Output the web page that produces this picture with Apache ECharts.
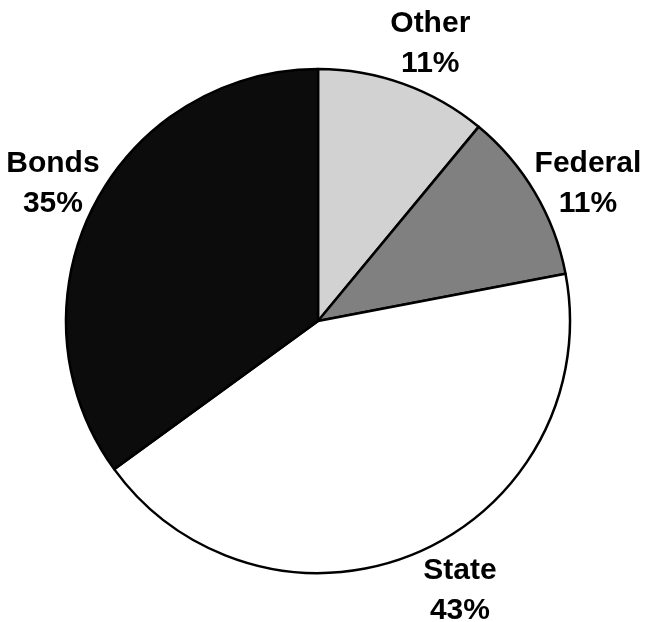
<!DOCTYPE html>
<html>
<head>
<meta charset="utf-8">
<style>
  html, body { margin: 0; padding: 0; background: #fff; }
  #chart { width: 645px; height: 622px; }
</style>
<script src="https://cdn.jsdelivr.net/npm/echarts@6/dist/echarts.min.js"></script>
</head>
<body>
<div id="chart"></div>
<script>
// Data
const categories = ['Other', 'Federal', 'State', 'Bonds'];
const values = [11, 11, 43, 35];
const colors = ['#d2d2d2', '#808080', '#ffffff', '#0c0c0c'];

// Label styling (pixel nudges applied to the computed outside positions)
const labelNudges = [[10, 7], [10, 16], [22, -7], [4, 0]];

const pieCenter = [318, 321];
const pieRadius = 252;
const labelRadius = 302;

const total = values.reduce((a, b) => a + b, 0);
const midAngles = [];
{
  let acc = 0;
  values.forEach(v => {
    midAngles.push((acc + v / 2) / total * 2 * Math.PI);
    acc += v;
  });
}

const chart = echarts.init(document.getElementById('chart'), null, { renderer: 'canvas' });
chart.setOption({
  backgroundColor: '#ffffff',
  animation: false,
  series: [{
    type: 'pie',
    center: pieCenter,
    radius: pieRadius,
    startAngle: 90,
    clockwise: true,
    avoidLabelOverlap: false,
    data: categories.map((c, i) => ({
      name: c,
      value: values[i],
      itemStyle: { color: colors[i] }
    })),
    itemStyle: { borderColor: '#000', borderWidth: 2.5 },
    label: {
      show: true,
      position: 'outside',
      formatter: p => p.name + '\n' + p.value + '%',
      fontFamily: '"Liberation Sans", Arial, Helvetica, sans-serif',
      fontWeight: 'bold',
      fontSize: 30,
      lineHeight: 40,
      color: '#000'
    },
    labelLine: { show: false },
    labelLayout: function (params) {
      const i = params.dataIndex;
      const a = midAngles[i];
      return {
        x: pieCenter[0] + labelRadius * Math.sin(a) + labelNudges[i][0],
        y: pieCenter[1] - labelRadius * Math.cos(a) + labelNudges[i][1],
        align: 'center',
        verticalAlign: 'middle'
      };
    },
    emphasis: { disabled: true }
  }]
});
</script>
</body>
</html>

◇ ◇ ◇ ◇ ◇ ◇ ◇

▶ [Problem details] Omit any images, then output the listing exactly.

▶ [Task result]
Output the web page that produces this picture with Apache ECharts.
<!DOCTYPE html>
<html>
<head>
<meta charset="utf-8">
<style>
  html, body { margin: 0; padding: 0; background: #fff; }
  #chart { width: 645px; height: 622px; }
</style>
<script src="https://cdn.jsdelivr.net/npm/echarts@6/dist/echarts.min.js"></script>
</head>
<body>
<div id="chart"></div>
<script>
// Data
const categories = ['Other', 'Federal', 'State', 'Bonds'];
const values = [11, 11, 43, 35];
const colors = ['#d2d2d2', '#808080', '#ffffff', '#0c0c0c'];

// Label styling (pixel nudges applied to the computed outside positions)
const labelNudges = [[10, 7], [10, 16], [22, -7], [4, 0]];

const pieCenter = [318, 321];
const pieRadius = 252;
const labelRadius = 302;

const total = values.reduce((a, b) => a + b, 0);
const midAngles = [];
{
  let acc = 0;
  values.forEach(v => {
    midAngles.push((acc + v / 2) / total * 2 * Math.PI);
    acc += v;
  });
}

const chart = echarts.init(document.getElementById('chart'), null, { renderer: 'canvas' });
chart.setOption({
  backgroundColor: '#ffffff',
  animation: false,
  series: [{
    type: 'pie',
    center: pieCenter,
    radius: pieRadius,
    startAngle: 90,
    clockwise: true,
    avoidLabelOverlap: false,
    data: categories.map((c, i) => ({
      name: c,
      value: values[i],
      itemStyle: { color: colors[i] }
    })),
    itemStyle: { borderColor: '#000', borderWidth: 2.5 },
    label: {
      show: true,
      position: 'outside',
      formatter: p => p.name + '\n' + p.value + '%',
      fontFamily: '"Liberation Sans", Arial, Helvetica, sans-serif',
      fontWeight: 'bold',
      fontSize: 30,
      lineHeight: 40,
      color: '#000'
    },
    labelLine: { show: false },
    labelLayout: function (params) {
      const i = params.dataIndex;
      const a = midAngles[i];
      return {
        x: pieCenter[0] + labelRadius * Math.sin(a) + labelNudges[i][0],
        y: pieCenter[1] - labelRadius * Math.cos(a) + labelNudges[i][1],
        align: 'center',
        verticalAlign: 'middle'
      };
    },
    emphasis: { disabled: true }
  }]
});
</script>
</body>
</html>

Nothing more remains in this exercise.